The name of the sculptor of the statue is unknown. Who could have cut and fashioned this once rude block of Italian marble into life? Was it Gerard Johnson, of the parish of St. Thomas the Apostle in Southwark, who carved the bust of Shakspeare over the poet’s grave at Stratford-upon-Avon? Was it Cornelius Cure, who made the monumental tomb of Mary Queen of Scots in Westminster Abbey? Was it William Cure, the king’s mason (son and successor to Cornelius), who made the painted and gilded tomb “set up” at Cranford, in Middlesex, to the memory of Sir Roger Aston, Master of the Great Wardrobe to King James I .? Was it Gerard or Garrett Christmas, citizen of London, and carver, who made the effigy of Archbishop Abbot, at Guildford, in Surrey? or was it John or Mathias Christmas—or both together? They were the sons of Garrett, of whose skill with the chisel the marble busts of Ralph Hawtrey and his wife, at Riselip, in Middlesex, are favourable examples? Was it Fanelli, the Florentine, who made the busts in metal of Lady Cottington, Lady Venetia Digby, Lord Herbert of Cherbury, and of Sir Robert Ayton? Was it the unknown sculptor of the fine monument of Sir Francis Vere, so much admired by no less a sculptor than Roubiliac? Was it Nicholas Stone, William Cure’s successor as master-mason, towards the end of the reign of James I., “esteemed,” as his epitaph informs us, “for his knowledge in sculpture and architecture, which his works in many parts do testify.” Hardly, for there is no mention of it in his pocket-book, preserved by Vertue and printed by Walpole? Was it Mr. Jansen, in Southwark, who worked jointly with Nicholas Stone on the monument of Sutton, the founder of the Charter House? Was it Mr. Marshall, the stone-cutter, who made the monumental bust which Anne, Countess of Pembroke, Dorset, and Montgomery set up in Westminster Abbey to the memory of Michael Drayton?

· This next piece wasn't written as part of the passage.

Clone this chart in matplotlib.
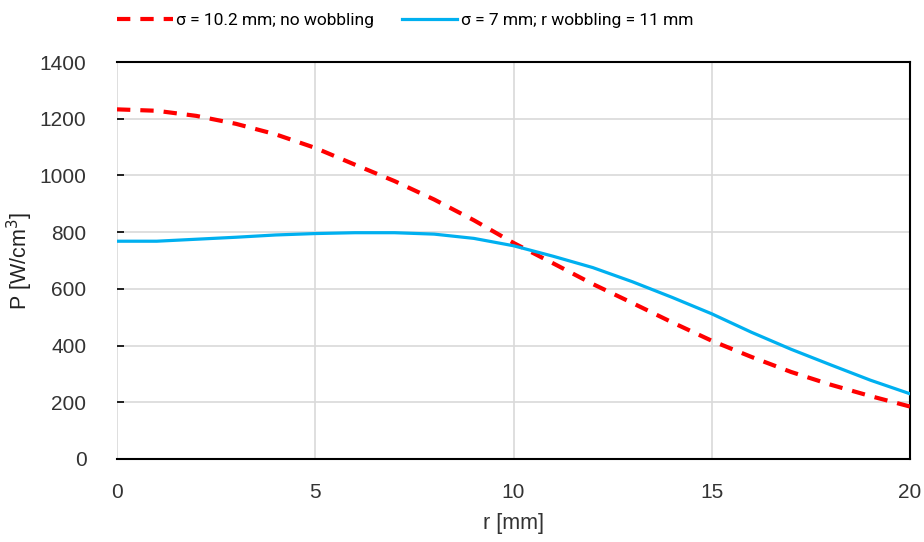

There is no telling. Of the sculptors we have named, the best claim would seem to lie with Nicholas Stone; and the following entry, made by Stone in his pocket-book, would seem to justify our belief that Stone was the man. That he worked for the Bacons, the following entry is proof unmistakeable:—

1620. In Suffolke I made a tomb for Sir Edmund Bacon’s ladys, and in the same church of Redgrave I made another for his sister Lady (Gawdy), and was very well payed for them. And in the same place I made two pictors of white marbell of Sir N. Bacon and his lady, and they were layed upon the tomb that Bernard Janson had made there, for the which two pictors I was payed by Sir Edmund Bacon, £200.